Julia Naue von T-Online meinte dazu, dass Habeck mit solchen Verbalattacken beitrage, was er selbst beklagt: einer Polarisierung in Deutschland. Sie schreibt von schlechtem Stil und Verunglimpfung von politischen Gegnern. Ihr Chef Florian Harms legte dann noch nach und spricht von Häme statt Humor, Hohn statt Hintersinn und vermisst den Respekt. Klartext sei gut, aber Klartext ohne Respekt sei nur Krawall. Und die Zeitung mit den 4 Buchstaben, selbst ein Musterbeispiel für Zurückhaltung und feinen Ton, schreibt gar von „Habecks Pöbel-Abgang“ …
Ich bin zugegebenermaßen zwiegespalten. Die Kritik an Klöckner in der Sache teile ich, auch weil ich politisch anders aufgestellt bin. Den Meinungswendehals Söder und seine Bierzeltrhetorik mag ich, wenig überraschend, auch nicht besonders. Ist also Habeck über das Ziel hinausgeschossen? Waren ein Strauss, ein Wehner oder eine Schmidt-Schnauze nicht sogar noch direkter?
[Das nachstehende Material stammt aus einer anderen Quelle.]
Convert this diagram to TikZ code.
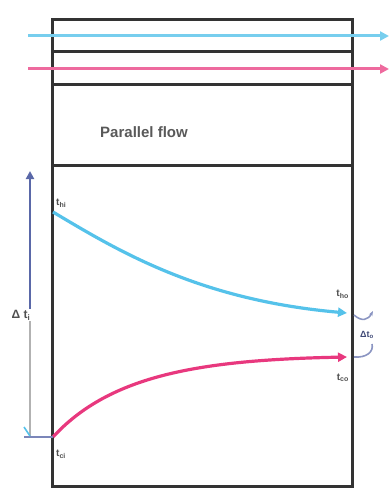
\documentclass[tikz,border=0pt]{standalone}
\usepackage{fontspec}
\setmainfont{Liberation Sans}
\usetikzlibrary{arrows.meta}
\definecolor{hotc}{HTML}{55C2EA}
\definecolor{coldc}{HTML}{E8387E}
\definecolor{darr}{HTML}{5A68A8}
\definecolor{lbl}{HTML}{505050}
\tikzset{
  frame/.style={line width=3pt, draw=black!80},
  hotline/.style={line width=3.2pt, draw=hotc, -{Triangle[length=9pt,width=9pt]}},
  coldline/.style={line width=3.2pt, draw=coldc, -{Triangle[length=9pt,width=9pt]}},
  small/.style={font=\fontsize{10}{11}\selectfont\bfseries, text=lbl, inner sep=1pt},
}
\begin{document}
\begin{tikzpicture}[x=1pt,y=-1pt]
\useasboundingbox (0,0) rectangle (390,489);
% frame
\coordinate (tl) at (52,20);
\coordinate (tr) at (352,20);
\coordinate (bl) at (52,486);
\coordinate (br) at (352,486);
\draw[frame] (tl) rectangle (br);
\coordinate (l1) at (52,52);  \coordinate (r1) at (352,52);
\coordinate (l2) at (52,85);  \coordinate (r2) at (352,85);
\coordinate (l3) at (52,165); \coordinate (r3) at (352,165);
\draw[frame] (l1) -- (r1);
\draw[frame] (l2) -- (r2);
\draw[frame] (l3) -- (r3);
% flow arrows
\coordinate (hin) at (28,36);  \coordinate (hout) at (389,36);
\coordinate (cin) at (28,69);  \coordinate (cout) at (389,69);
\draw[line width=3pt, draw=hotc!80, -{Triangle[length=9pt,width=9pt]}] (hin) -- (hout);
\draw[line width=3pt, draw=coldc!75, -{Triangle[length=9pt,width=9pt]}] (cin) -- (cout);
\node[font=\fontsize{15}{17}\selectfont\bfseries, text=black!65] (title) at (144,132) {Parallel flow};
% temperature curves
\coordinate (thi) at (53,212);
\coordinate (tho) at (347,313);
\coordinate (tci) at (53,437);
\coordinate (tco) at (347,357);
\draw[hotline] (thi) .. controls (120,252) and (200,300) .. (tho);
\draw[coldline] (tci) .. controls (110,375) and (200,360) .. (tco);
% labels
\node[small, anchor=west] (lhi) at (55,203) {t\textsubscript{hi}};
\node[small, anchor=west] (lci) at (55,454) {t\textsubscript{ci}};
\node[small, anchor=east] (lho) at (350,294) {t\textsubscript{ho}};
\node[small, anchor=east] (lco) at (350,378) {t\textsubscript{co}};
% Delta t_i arrow
\node[small, font=\fontsize{12}{13}\selectfont\bfseries] (dti) at (21,315) {Δ t\textsubscript{i}};
\coordinate (dtop) at (30,171);
\coordinate (dbot) at (30,437);
\draw[line width=2.6pt, draw=darr, -{Triangle[length=8pt,width=8pt]}] (dti.north -| dtop) -- (dtop);
\draw[line width=2.6pt, draw=gray!60] (dti.south -| dbot) -- (dbot);
\draw[line width=2.6pt, draw=darr!80] (24,437) -- (tci);
\draw[line width=1.6pt, draw=hotc] (24,427) -- (30,436);
% Delta t_o bracket
\coordinate (ob1) at (354,315);
\coordinate (ob2) at (354,357);
\draw[line width=1.6pt, draw=darr!70, -{Stealth[length=5pt]}] (ob1) .. controls (362,322) and (368,320) .. (373,311);
\draw[line width=1.6pt, draw=darr!70] (ob2) .. controls (366,358) and (374,352) .. (372,344);
\node[small, font=\fontsize{9}{10}\selectfont\bfseries, text=darr!70!black] (dto) at (367,335) {Δt\textsubscript{o}};
\end{tikzpicture}
\end{document}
Ich bin mir also nicht sicher, ob Habeck wirklich das Niveau gesenkt hat, wie es Harms schreibt. Eher bin ich bei Jan Skudlarek, der in seinem Newsletter dafür plädiert, im Zeitalter von Populismus und Rechtsnationalismus lautstark hörbarer Verteidiger der Demokratie zu sein. Zudem finde ich, dass Habeck zwar deftig „verwurstelt“, aber keinen Hass und keine Hetze verbreitet.
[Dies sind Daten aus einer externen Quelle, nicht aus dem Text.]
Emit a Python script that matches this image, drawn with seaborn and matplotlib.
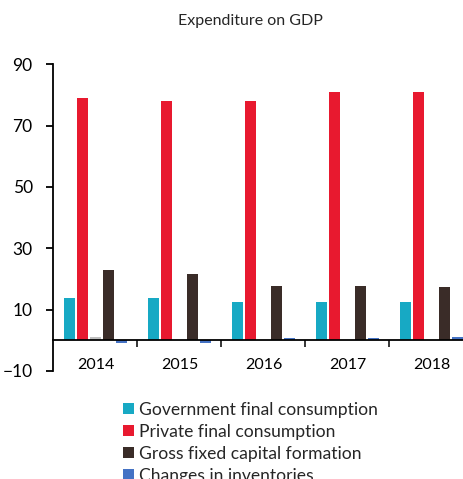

Welche Regeln sollten wir in Diskussionen anwenden?
Norbert Eder fordert in seinem Artikel, dass wir uns mehr auf Positives konzentrieren und „dieses Rumgepöble, Gejammere und sinnlose Rumgeplärre viel öfter ignorieren“ sollten. Ja, vielleicht sollten wir die Sprüche eines Trump und ähnlicher Konsorten viel öfter unkommentiert lassen, statt ihm mehr Reichweite zu geben.
Doch andererseits ist es wichtig, klare Kante zu zeigen, gerade auch gegenüber einer Julia Klöckner. War früher wirklich alles besser, haben wir uns verändert oder werden wir alt, wie Chris in seinem Beitrag schreibt? Sind alle wirklich gereizt, wie ich es oft empfinde? Wie scharf darf Sprache sein, im Miteinander im Netz und auf der Straße, aber auch in der politischen Auseinandersetzung, in Diskussionen oder auch hier im Blog? Sollte nicht Im „normalen“ Dialog – ob digital oder real – die alte Vorgehensweise gelten, dass man nichts sagt oder schreibt, was einem selbst beleidigen und verärgern würde? Doch wie scharf formuliert man gegenüber wirklichen Gegnern, gegenüber Radikalen und Demokratiefeinden? Was meint ihr? Welche Regeln sollte man sich auferlegen?